Is the usage of a DataLoader completely impossible? If not, you could probably hide the transform times into the GPU execution of your training procedure.

Anyway, if you need to work in a sequential manner, you might want to save your preprocessed tensors onto your drive and load it for training. Would that be possible or do you need other image processing ops than normalization?

Thanks for your reply. The problem is with the use of experience replay. It is sequential as well as dynamic, so the dataset would be keep on changing. This makes it impossible to use the Dataset and DataLoader class. As for saving, I suspect saving would only introduce way more overhead if I am saving and loading that frequently…Therefore I am really looking for ways where I can do such transformation in the gpu explicitly by batch…Thanks again

OK, if you need to save it frequently, it’ll introduce an overhead, you are right.
I assumed you could save it once “offline” and then just load it in your training script.

What kind of images are you loading, i.e. which format, bit depth etc.?
Maybe we could speed up the loading and transformation by getting rid of some checks so that we trade some generalization for performance.

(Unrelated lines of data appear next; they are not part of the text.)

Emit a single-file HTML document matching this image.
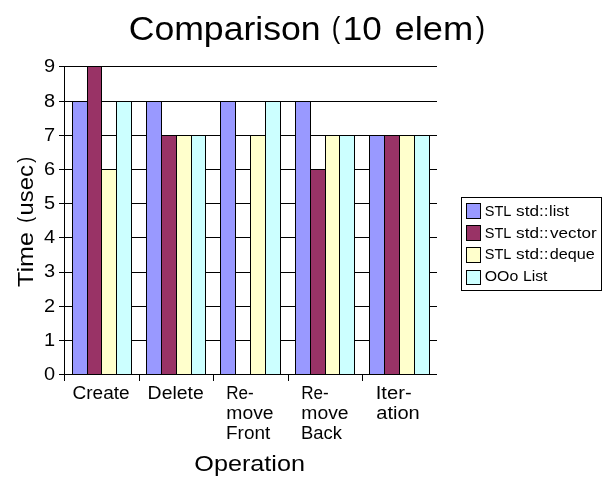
<!DOCTYPE html>
<html>
<head>
<meta charset="utf-8">
<title>Comparison (10 elem)</title>
<style>
html,body{margin:0;padding:0;background:#ffffff;}
body{width:615px;height:488px;overflow:hidden;font-family:"Liberation Sans",sans-serif;}
svg{display:block;}
svg text{font-family:"Liberation Sans",sans-serif;fill:#000000;}
</style>
</head>
<body>
<svg width="615" height="488" viewBox="0 0 615 488">
<rect x="0" y="0" width="615" height="488" fill="#ffffff"/>

<g shape-rendering="crispEdges" stroke="#000000" stroke-width="1" fill="none">
<line x1="59" y1="374.5" x2="437" y2="374.5"/>
<line x1="59" y1="340.5" x2="437" y2="340.5"/>
<line x1="59" y1="306.5" x2="437" y2="306.5"/>
<line x1="59" y1="272.5" x2="437" y2="272.5"/>
<line x1="59" y1="237.5" x2="437" y2="237.5"/>
<line x1="59" y1="203.5" x2="437" y2="203.5"/>
<line x1="59" y1="169.5" x2="437" y2="169.5"/>
<line x1="59" y1="135.5" x2="437" y2="135.5"/>
<line x1="59" y1="101.5" x2="437" y2="101.5"/>
<line x1="59" y1="66.5" x2="437" y2="66.5"/>
<line x1="64.5" y1="66" x2="64.5" y2="375"/>
<line x1="64.5" y1="374" x2="64.5" y2="381"/>
<line x1="139.5" y1="374" x2="139.5" y2="381"/>
<line x1="213.5" y1="374" x2="213.5" y2="381"/>
<line x1="288.5" y1="374" x2="288.5" y2="381"/>
<line x1="362.5" y1="374" x2="362.5" y2="381"/>
</g>
<g shape-rendering="crispEdges" stroke="#000000" stroke-width="1">
<rect x="72.5" y="101.5" width="15" height="273" fill="#9999ff"/>
<rect x="87.5" y="66.5" width="14" height="308" fill="#993366"/>
<rect x="101.5" y="169.5" width="15" height="205" fill="#ffffcc"/>
<rect x="116.5" y="101.5" width="15" height="273" fill="#ccffff"/>
<rect x="146.5" y="101.5" width="15" height="273" fill="#9999ff"/>
<rect x="161.5" y="135.5" width="15" height="239" fill="#993366"/>
<rect x="176.5" y="135.5" width="15" height="239" fill="#ffffcc"/>
<rect x="191.5" y="135.5" width="14" height="239" fill="#ccffff"/>
<rect x="220.5" y="101.5" width="15" height="273" fill="#9999ff"/>
<rect x="250.5" y="135.5" width="15" height="239" fill="#ffffcc"/>
<rect x="265.5" y="101.5" width="15" height="273" fill="#ccffff"/>
<rect x="295.5" y="101.5" width="15" height="273" fill="#9999ff"/>
<rect x="310.5" y="169.5" width="15" height="205" fill="#993366"/>
<rect x="325.5" y="135.5" width="14" height="239" fill="#ffffcc"/>
<rect x="339.5" y="135.5" width="15" height="239" fill="#ccffff"/>
<rect x="369.5" y="135.5" width="15" height="239" fill="#9999ff"/>
<rect x="384.5" y="135.5" width="15" height="239" fill="#993366"/>
<rect x="399.5" y="135.5" width="15" height="239" fill="#ffffcc"/>
<rect x="414.5" y="135.5" width="15" height="239" fill="#ccffff"/>
</g>
<g style="will-change:opacity;opacity:0.999">
<text x="128.68" y="39.7" font-size="33" text-anchor="start" textLength="191.95" lengthAdjust="spacingAndGlyphs" >Comparison</text>
<text x="331.64" y="37.65" font-size="30.05" text-anchor="start" textLength="8.51" lengthAdjust="spacingAndGlyphs" >(</text>
<text x="342.87" y="39.7" font-size="33" text-anchor="start" textLength="38.95" lengthAdjust="spacingAndGlyphs" >10</text>
<text x="394.56" y="39.7" font-size="33" text-anchor="start" textLength="78.65" lengthAdjust="spacingAndGlyphs" >elem</text>
<text x="475.84" y="37.65" font-size="30.05" text-anchor="start" textLength="9.43" lengthAdjust="spacingAndGlyphs" >)</text>
<text x="43.91" y="380" font-size="17.6" text-anchor="start" textLength="11.13" lengthAdjust="spacingAndGlyphs" >0</text>
<text x="43.91" y="346" font-size="17.6" text-anchor="start" textLength="11.13" lengthAdjust="spacingAndGlyphs" >1</text>
<text x="43.91" y="312" font-size="17.6" text-anchor="start" textLength="11.13" lengthAdjust="spacingAndGlyphs" >2</text>
<text x="43.91" y="277" font-size="17.6" text-anchor="start" textLength="11.13" lengthAdjust="spacingAndGlyphs" >3</text>
<text x="43.91" y="243.3" font-size="17.6" text-anchor="start" textLength="11.13" lengthAdjust="spacingAndGlyphs" >4</text>
<text x="43.91" y="209" font-size="17.6" text-anchor="start" textLength="11.13" lengthAdjust="spacingAndGlyphs" >5</text>
<text x="43.91" y="175" font-size="17.6" text-anchor="start" textLength="11.13" lengthAdjust="spacingAndGlyphs" >6</text>
<text x="43.91" y="141" font-size="17.6" text-anchor="start" textLength="11.13" lengthAdjust="spacingAndGlyphs" >7</text>
<text x="43.91" y="107" font-size="17.6" text-anchor="start" textLength="11.13" lengthAdjust="spacingAndGlyphs" >8</text>
<text x="43.91" y="72.2" font-size="17.6" text-anchor="start" textLength="11.13" lengthAdjust="spacingAndGlyphs" >9</text>
<g transform="translate(33,286) rotate(-90)"><text x="-1.0" y="0.0" font-size="21.5" text-anchor="start" textLength="54.9" lengthAdjust="spacingAndGlyphs" >Time</text><text x="63.28" y="-1.12" font-size="20.64" text-anchor="start" textLength="5.94" lengthAdjust="spacingAndGlyphs" >(</text><text x="70.59" y="0.0" font-size="21.5" text-anchor="start" textLength="50.22" lengthAdjust="spacingAndGlyphs" >usec</text><text x="123.19" y="-1.12" font-size="20.64" text-anchor="start" textLength="5.94" lengthAdjust="spacingAndGlyphs" >)</text></g>
<text x="72.5" y="399.0" font-size="17.5" text-anchor="start" textLength="57.1" lengthAdjust="spacingAndGlyphs" >Create</text>
<text x="147.64" y="399.0" font-size="17.5" text-anchor="start" textLength="56.12" lengthAdjust="spacingAndGlyphs" >Delete</text>
<text x="226.3" y="399.0" font-size="17.5" text-anchor="start" textLength="27.51" lengthAdjust="spacingAndGlyphs" >Re-</text>
<text x="226.29" y="418.7" font-size="17.5" text-anchor="start" textLength="47.27" lengthAdjust="spacingAndGlyphs" >move</text>
<text x="226.06" y="438.7" font-size="17.5" text-anchor="start" textLength="44.19" lengthAdjust="spacingAndGlyphs" >Front</text>
<text x="301.3" y="399.0" font-size="17.5" text-anchor="start" textLength="27.51" lengthAdjust="spacingAndGlyphs" >Re-</text>
<text x="301.29" y="418.7" font-size="17.5" text-anchor="start" textLength="47.27" lengthAdjust="spacingAndGlyphs" >move</text>
<text x="301.06" y="438.7" font-size="17.5" text-anchor="start" textLength="40.89" lengthAdjust="spacingAndGlyphs" >Back</text>
<text x="375.76" y="399.0" font-size="17.5" text-anchor="start" textLength="35.9" lengthAdjust="spacingAndGlyphs" >Iter-</text>
<text x="376.25" y="418.7" font-size="17.5" text-anchor="start" textLength="43.5" lengthAdjust="spacingAndGlyphs" >ation</text>
<text x="194.29" y="470.8" font-size="21.5" text-anchor="start" textLength="110.67" lengthAdjust="spacingAndGlyphs" >Operation</text>
</g>
<g shape-rendering="crispEdges" stroke="#000000" stroke-width="1">
<rect x="461.5" y="197.5" width="140" height="93" fill="#ffffff"/>
<rect x="466.5" y="203.5" width="14" height="15" fill="#9999ff"/>
<rect x="466.5" y="225.5" width="14" height="15" fill="#993366"/>
<rect x="466.5" y="247.5" width="14" height="15" fill="#ffffcc"/>
<rect x="466.5" y="270.5" width="14" height="14" fill="#ccffff"/>
</g>
<g style="will-change:opacity;opacity:0.999">
<text x="484.77" y="216.0" font-size="14.3" text-anchor="start" textLength="26.66" lengthAdjust="spacingAndGlyphs" >STL</text>
<text x="516.05" y="216.0" font-size="14.3" text-anchor="start" textLength="32.46" lengthAdjust="spacingAndGlyphs" >std::</text>
<text x="549.1" y="216.0" font-size="14.3" text-anchor="start" textLength="19.8" lengthAdjust="spacingAndGlyphs" >list</text>
<text x="484.77" y="237.9" font-size="14.3" text-anchor="start" textLength="26.66" lengthAdjust="spacingAndGlyphs" >STL</text>
<text x="516.05" y="237.9" font-size="14.3" text-anchor="start" textLength="32.46" lengthAdjust="spacingAndGlyphs" >std::</text>
<text x="550.05" y="237.9" font-size="14.3" text-anchor="start" textLength="46.59" lengthAdjust="spacingAndGlyphs" >vector</text>
<text x="484.77" y="259.4" font-size="14.3" text-anchor="start" textLength="26.66" lengthAdjust="spacingAndGlyphs" >STL</text>
<text x="516.05" y="259.4" font-size="14.3" text-anchor="start" textLength="32.46" lengthAdjust="spacingAndGlyphs" >std::</text>
<text x="549.76" y="259.4" font-size="14.3" text-anchor="start" textLength="45.08" lengthAdjust="spacingAndGlyphs" >deque</text>
<text x="484.76" y="281.3" font-size="14.3" text-anchor="start" textLength="33.53" lengthAdjust="spacingAndGlyphs" >OOo</text>
<text x="522.94" y="281.3" font-size="14.3" text-anchor="start" textLength="24.56" lengthAdjust="spacingAndGlyphs" >List</text>
</g>
</svg>
</body>
</html>
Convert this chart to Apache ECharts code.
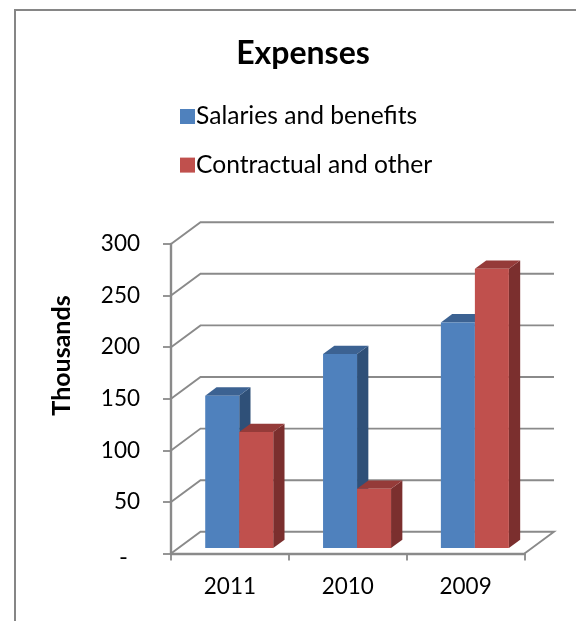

I am loading in grayscale images of 1024*1024. I had to turn it into 3 channels by repeating it as I am passing it to a pretrained resnet. The images are in dicom format which I use pydicom to load them in. But the major overhead is still in the transforms call…

I believe the issue is in line 88-89 of the functional definition of the ToTensor operation..

# yikes, this transpose takes 80% of the loading time/CPU
img = img.transpose(0, 1).transpose(0, 2).contiguous()
1 Like

Interesting, Is this avoidable?

The devs probably can come up with the pytorch equivalent of np.moveaxis.